非閉塞性無精子症に対する先駆的なアプローチ
10月15日、大阪大学は、プレスリリースにて、メッセンジャーRNA(mRNA)は非閉塞性無精子症の精子形成を回復させる可能性があると示唆した。
mRNA治療とは、mRNA(タンパク質を作る情報を有する分子)を用いた新しい遺伝子治療である。今回、非閉塞性無精子症マウスの精巣にmRNAを注入したところ、精子生成と生殖能力が回復したと報告された。
非閉塞性無精子症に対するmRNAの効果
非閉塞性無精子症では、精液内に精子が全く存在しない。ホルモン値ならびに精管は正常であるにも関わらず、精巣で精子が生成されない、あるいは生産量が非常に少ない状態である。
多くのケースでは精子形成に関与する遺伝子の欠陥が原因と考えられるが、現在、非閉塞性無精子症を起因とする男性不妊の治療は難しい。

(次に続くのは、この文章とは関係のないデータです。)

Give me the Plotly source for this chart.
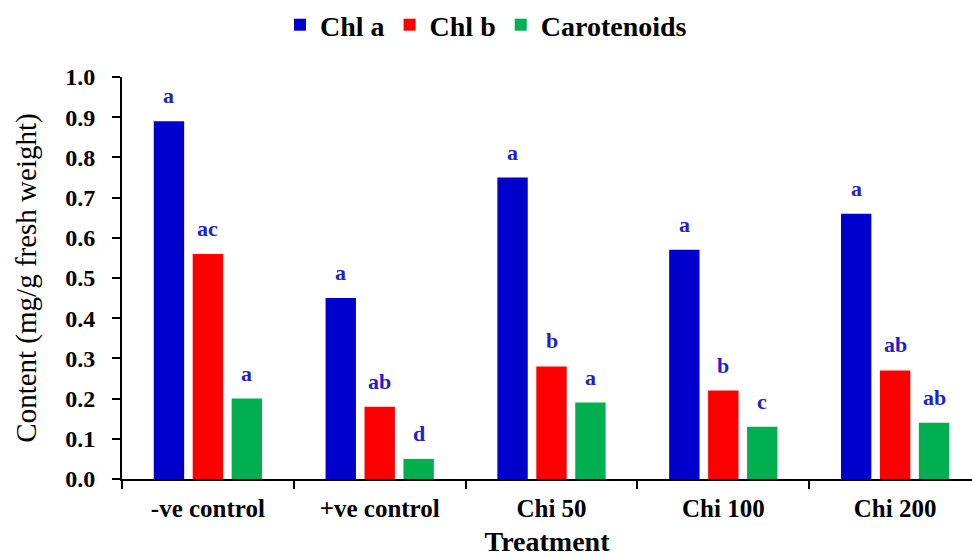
import plotly.graph_objects as go

categories = ["-ve control", "+ve control", "Chi 50", "Chi 100", "Chi 200"]
chl_a = [0.89, 0.45, 0.75, 0.57, 0.66]
chl_b = [0.56, 0.18, 0.28, 0.22, 0.27]
carotenoids = [0.20, 0.05, 0.19, 0.13, 0.14]
letters_chl_a = ["a", "a", "a", "a", "a"]
letters_chl_b = ["ac", "ab", "b", "b", "ab"]
letters_car = ["a", "d", "a", "c", "ab"]
y_tick_vals = [0.0, 0.1, 0.2, 0.3, 0.4, 0.5, 0.6, 0.7, 0.8, 0.9, 1.0]

series = [
    ("Chl a", chl_a, letters_chl_a, "#0000CC"),
    ("Chl b", chl_b, letters_chl_b, "#FF0000"),
    ("Carotenoids", carotenoids, letters_car, "#00B050"),
]

W, H = 972, 557
ML, MR, MT, MB = 122, 0, 77, 78
cat_px = 171.8
plot_w = W - ML - MR
x_max = -0.5 + plot_w / cat_px
bargap = 0.32
bargroupgap = 0.22
slot_px = (1 - bargap) * cat_px / 3

serif = "Liberation Serif"
label_color = "#1F1FCC"

fig = go.Figure()
annotations = []
for i, (name, vals, letters, color) in enumerate(series):
    fig.add_trace(go.Bar(name=name, x=categories, y=vals,
                         marker=dict(color=color, line=dict(width=0))))
    for c, v, t in zip(categories, vals, letters):
        annotations.append(dict(
            x=c, y=v, xref="x", yref="y", text=t, showarrow=False,
            xanchor="center", yanchor="bottom",
            xshift=(i - 1) * slot_px, yshift=11,
            font=dict(family=serif, size=22, color=label_color, weight="bold"),
        ))

fig.update_layout(
    width=W, height=H,
    margin=dict(l=ML, r=MR, t=MT, b=MB, autoexpand=False),
    paper_bgcolor="white", plot_bgcolor="white",
    barmode="group", bargap=bargap, bargroupgap=bargroupgap,
    font=dict(family=serif, color="black"),
    showlegend=True,
    legend=dict(orientation="h", x=0.5, xanchor="center", xref="container",
                y=1.0, yanchor="top", yref="container",
                font=dict(family=serif, size=28, color="black", weight="bold"),
                bgcolor="rgba(0,0,0,0)", traceorder="normal"),
    annotations=annotations,
)

fig.update_xaxes(
    range=[-0.5, x_max], showline=True, linecolor="black", linewidth=2,
    ticks="outside", tickson="boundaries", ticklen=8, tickwidth=2, tickcolor="black",
    ticklabelstandoff=6, automargin=False,
    tickfont=dict(family=serif, size=25, color="black", weight="bold"),
    showgrid=False, zeroline=False,
    title=dict(text="Treatment", standoff=20,
               font=dict(family=serif, size=28, color="black", weight="bold")),
)
fig.update_yaxes(
    range=[0, 1.0], tickvals=y_tick_vals, tickformat=".1f",
    showline=True, linecolor="black", linewidth=2,
    ticks="outside", ticklen=8, tickwidth=2, tickcolor="black",
    ticklabelstandoff=12, automargin=False,
    tickfont=dict(family=serif, size=24, color="black", weight="bold"),
    showgrid=False, zeroline=False,
    title=dict(text="Content (mg/g fresh weight)", standoff=20,
               font=dict(family=serif, size=29, color="black")),
)

fig.write_html("out.html")
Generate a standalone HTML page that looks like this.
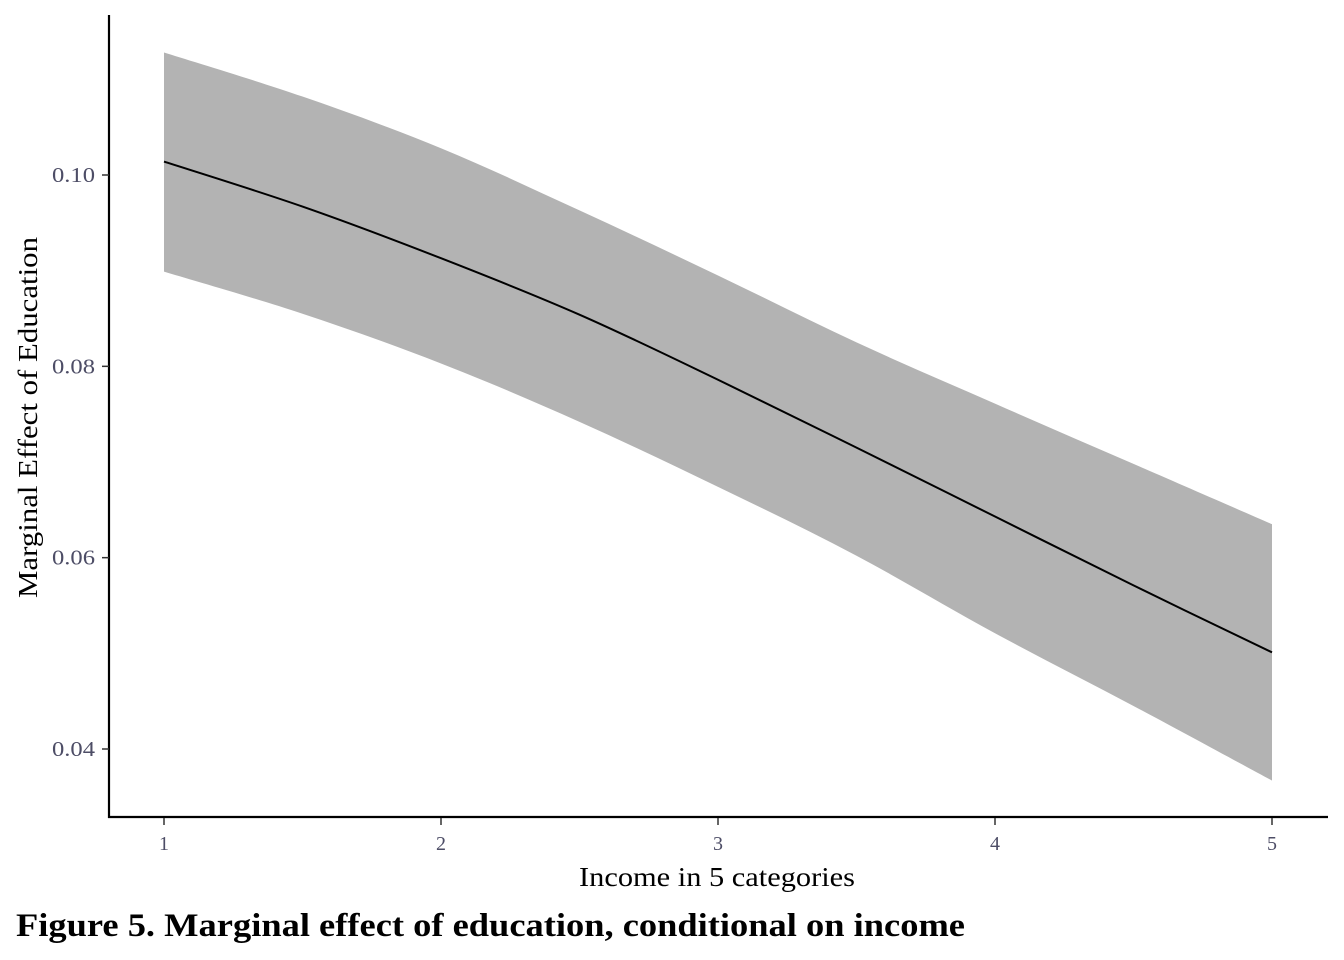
<!DOCTYPE html>
<html><head><meta charset="utf-8"><style>
html,body{margin:0;padding:0;background:#fff;}
svg{display:block;font-family:"Liberation Serif",serif;}
</style></head><body>
<svg id="chart" width="1344" height="960" viewBox="0 0 1344 960">
<g id="band"></g>
<g id="line"></g>
<line x1="109" y1="15" x2="109" y2="818" stroke="#000" stroke-width="2.2"/>
<line x1="108" y1="817" x2="1328" y2="817" stroke="#000" stroke-width="2.2"/>
<g id="xticks"></g>
<g id="yticks"></g>
<text x="579" y="886" font-size="27" textLength="276" lengthAdjust="spacingAndGlyphs" fill="#000">Income in 5 categories</text>
<text x="237" y="37" font-size="27" textLength="361" lengthAdjust="spacingAndGlyphs" fill="#000" transform="translate(0,835) rotate(-90 0 0) translate(0,0)" id="ytitle">Marginal Effect of Education</text>
<text x="16" y="936" font-size="33" font-weight="bold" textLength="949" lengthAdjust="spacingAndGlyphs" fill="#000">Figure 5. Marginal effect of education, conditional on income</text>
</svg>
<script>
const xVals = [1, 1.5, 2, 2.5, 3, 3.5, 4, 4.5, 5];
const estimate = [0.1014, 0.0967, 0.0913, 0.0854, 0.0786, 0.0715, 0.0643, 0.0571, 0.0501];
const upper = [0.1128, 0.1082, 0.1028, 0.0963, 0.0895, 0.0825, 0.0761, 0.0698, 0.0635];
const lower = [0.0899, 0.0855, 0.0803, 0.0742, 0.0674, 0.0602, 0.0521, 0.0445, 0.0367];
const xTicks = [1, 2, 3, 4, 5];
const yTicks = [0.04, 0.06, 0.08, 0.10];
const yTickLabels = ["0.04", "0.06", "0.08", "0.10"];

const NS = "http://www.w3.org/2000/svg";
function sx(v){ return 164 + (v - 1) * 277; }
function sy(v){ return 175 + (0.10 - v) * 9566.7; }

// y title: rotate so text runs bottom-to-top from y=598 to y=237, baseline at x=37
const yt = document.getElementById("ytitle");
yt.setAttribute("x", -598); yt.setAttribute("y", 37);
yt.setAttribute("transform", "rotate(-90)");

function curve(xs, ys, start){
  const p = xs.map((x,i)=>[sx(x), sy(ys[i])]);
  let d = start ? "M" + p[0][0] + "," + p[0][1] : "L" + p[0][0] + "," + p[0][1];
  for (let i=0;i<p.length-1;i++){
    const p0=p[Math.max(i-1,0)], p1=p[i], p2=p[i+1], p3=p[Math.min(i+2,p.length-1)];
    const c1=[p1[0]+(p2[0]-p0[0])/6, p1[1]+(p2[1]-p0[1])/6];
    const c2=[p2[0]-(p3[0]-p1[0])/6, p2[1]-(p3[1]-p1[1])/6];
    d += " C"+c1[0]+","+c1[1]+" "+c2[0]+","+c2[1]+" "+p2[0]+","+p2[1];
  }
  return d;
}

const band = document.createElementNS(NS, "path");
const rx = xVals.slice().reverse(), rl = lower.slice().reverse();
band.setAttribute("d", curve(xVals, upper, true) + " " + curve(rx, rl, false) + " Z");
band.setAttribute("fill", "#b3b3b3");


document.getElementById("band").appendChild(band);

const line = document.createElementNS(NS, "path");
line.setAttribute("d", curve(xVals, estimate, true));
line.setAttribute("fill", "none");
line.setAttribute("stroke", "#000");
line.setAttribute("stroke-width", "2");


document.getElementById("line").appendChild(line);

const xg = document.getElementById("xticks");
xTicks.forEach(t=>{
  const l = document.createElementNS(NS, "line");
  l.setAttribute("x1", sx(t)); l.setAttribute("x2", sx(t));
  l.setAttribute("y1", 818); l.setAttribute("y2", 825);
  l.setAttribute("stroke", "#333"); l.setAttribute("stroke-width", "1.5");
  
  
  xg.appendChild(l);
  const tx = document.createElementNS(NS, "text");
  tx.setAttribute("x", sx(t)); tx.setAttribute("y", 850);
  tx.setAttribute("text-anchor", "middle"); tx.setAttribute("font-size", "20");
  tx.setAttribute("fill", "#4d4d66");
  tx.textContent = String(t);
  
  
  xg.appendChild(tx);
});

const yg = document.getElementById("yticks");
yTicks.forEach((t,i)=>{
  const l = document.createElementNS(NS, "line");
  l.setAttribute("x1", 102); l.setAttribute("x2", 109);
  l.setAttribute("y1", sy(t)); l.setAttribute("y2", sy(t));
  l.setAttribute("stroke", "#333"); l.setAttribute("stroke-width", "1.5");
  
  
  yg.appendChild(l);
  const tx = document.createElementNS(NS, "text");
  tx.setAttribute("x", 52); tx.setAttribute("y", sy(t) + 7);
  tx.setAttribute("font-size", "21");
  tx.setAttribute("textLength", "43");
  tx.setAttribute("lengthAdjust", "spacingAndGlyphs");
  tx.setAttribute("fill", "#4d4d66");
  tx.textContent = yTickLabels[i];
  
  
  yg.appendChild(tx);
});
</script>
</body></html>
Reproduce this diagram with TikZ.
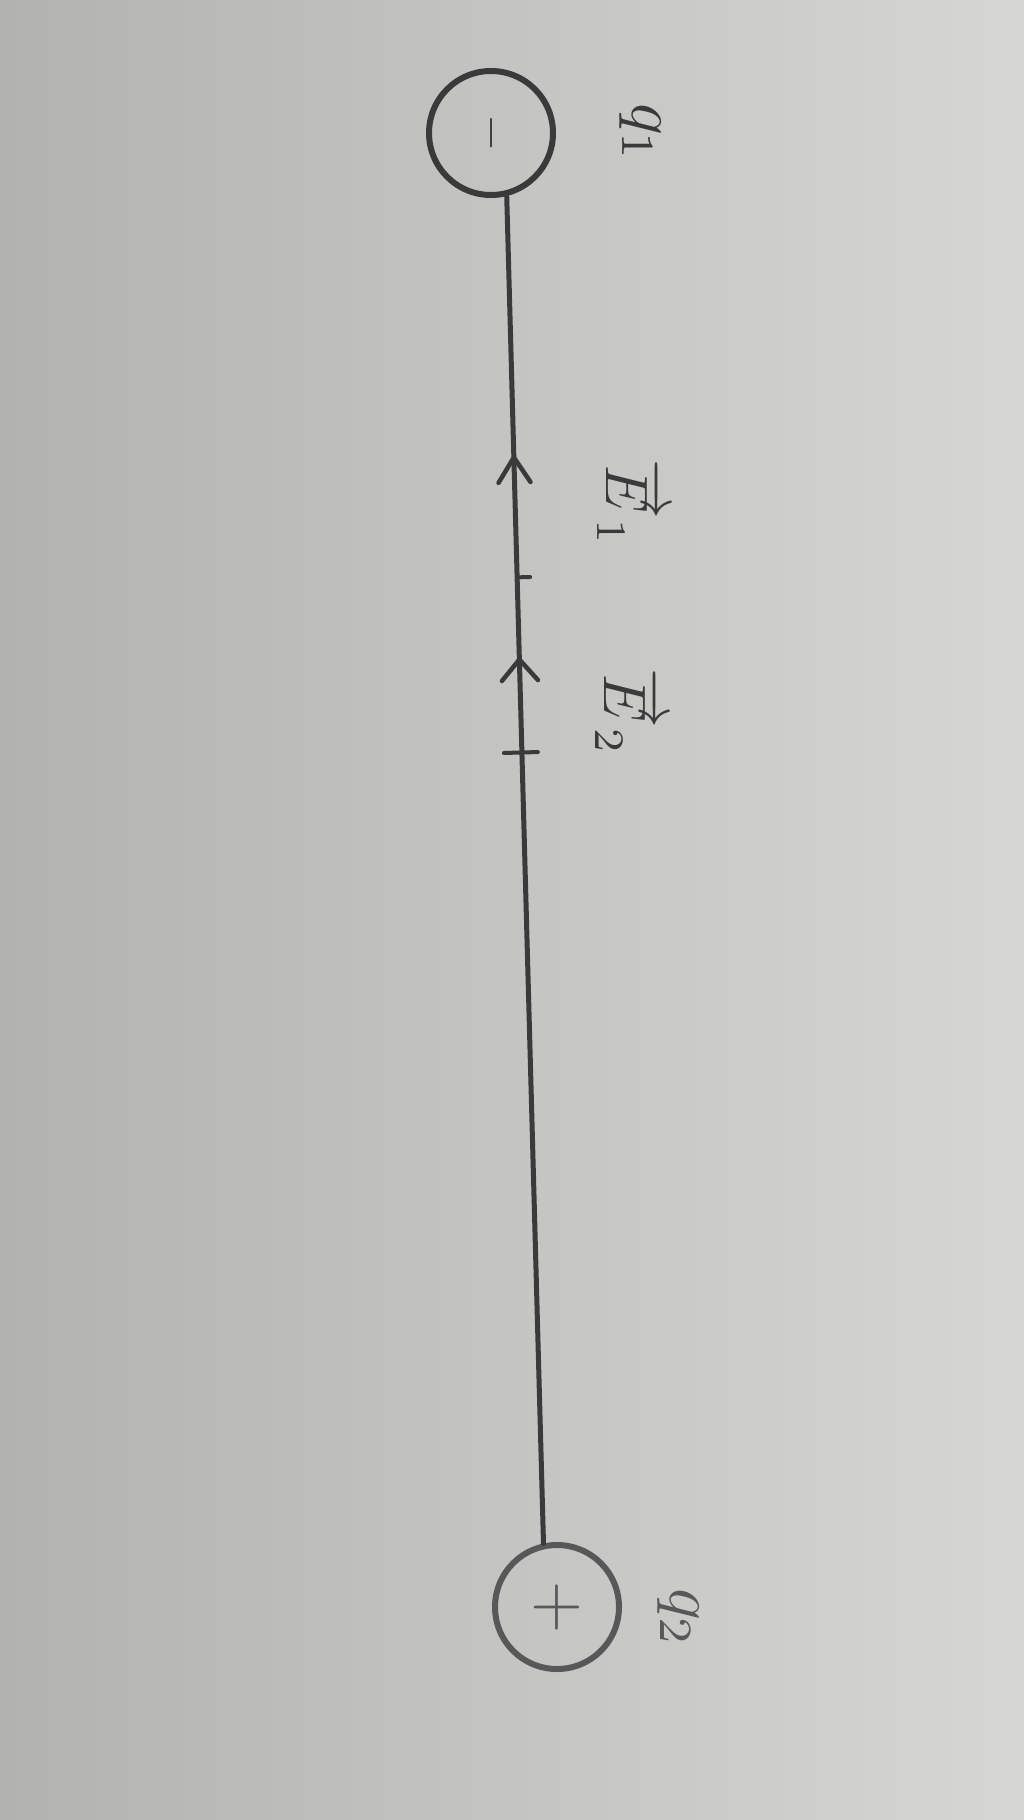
\documentclass[tikz,border=0pt]{standalone}
\usetikzlibrary{decorations.markings}
\definecolor{ink}{RGB}{58,58,58}
\definecolor{inkB}{RGB}{88,88,88}
\definecolor{paperL}{RGB}{178,178,176}
\definecolor{paperR}{RGB}{214,214,212}
\begin{document}
\begin{tikzpicture}[x=1pt,y=1pt,
  charge/.style={circle,draw=ink,line width=6pt,minimum size=124pt,inner sep=0pt,text=ink},
  wire/.style={draw=ink,line width=5pt,line cap=round},
  lbl/.style={text=ink,rotate=-90,inner sep=0pt},
  chev/.style={draw=ink,line width=4.5pt,line cap=round,line join=round},
  tickmark/.style={draw=ink,line width=4pt,line cap=round}]
\shade[left color=paperL,right color=paperR] (0,0) rectangle (1024,-1820);
\useasboundingbox (0,0) rectangle (1024,-1820);
\node[charge] (q1) at (491,-133) {\rotatebox{-90}{\scalebox{4.8}{$-$}}};
\node[charge,draw=inkB,text=inkB] (q2) at (557,-1607) {\scalebox{6.8}{$+$}};
\draw[wire,postaction={decorate},decoration={markings,
  mark=at position 0.194 with {\draw[chev] (25pt,16pt) -- (0pt,0pt) -- (25pt,-16pt);},
  mark=at position 0.283 with {\draw[tickmark] (0pt,0pt) -- (0pt,13pt);},
  mark=at position 0.344 with {\draw[chev] (21pt,18pt) -- (0pt,0pt) -- (21pt,-18pt);},
  mark=at position 0.413 with {\draw[tickmark] (0pt,-18pt) -- (0pt,16pt);}}]
  (q1.-76) -- (q2.102);
\node[lbl] (lq1) at (640,-133) {\scalebox{6.6}{$q_1$}};
\node[lbl] (le1) at (630,-503) {\scalebox{6}{$\overrightarrow{E}_1$}};
\node[lbl] (le2) at (628,-712) {\scalebox{6}{$\overrightarrow{E}_2$}};
\node[lbl,text=inkB] (lq2) at (678,-1618) {\scalebox{6.6}{$q_2$}};
\end{tikzpicture}
\end{document}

そこで今回、大阪大学は、ベイラー大学(アメリカ)と共同でマウスを用いた動物モデル実験を行い、非閉塞性無精子症に対する先駆的なアプローチの開発を目指した。
非閉塞性無精子症マウスの精巣にmRNAが入った脂質ナノ粒子を注入したところ、精子生成ならびに生殖能力の回復、生存可能な子マウスの誕生が認められた。
粒子の注入後、精子形成に関与する遺伝子欠陥によって減数分裂が停止した生殖細胞では減数分裂が再開され、注入から3週間で精子が生成された。採取した精子を用いた顕微授精では胚117個から子マウス26匹が生まれ、子マウスの発育は正常であったという。
研究チームは、非閉塞性無精子症を起因とする不妊においてmRNA治療は画期的なアプローチであり、男性不妊の治療が可能になると期待する。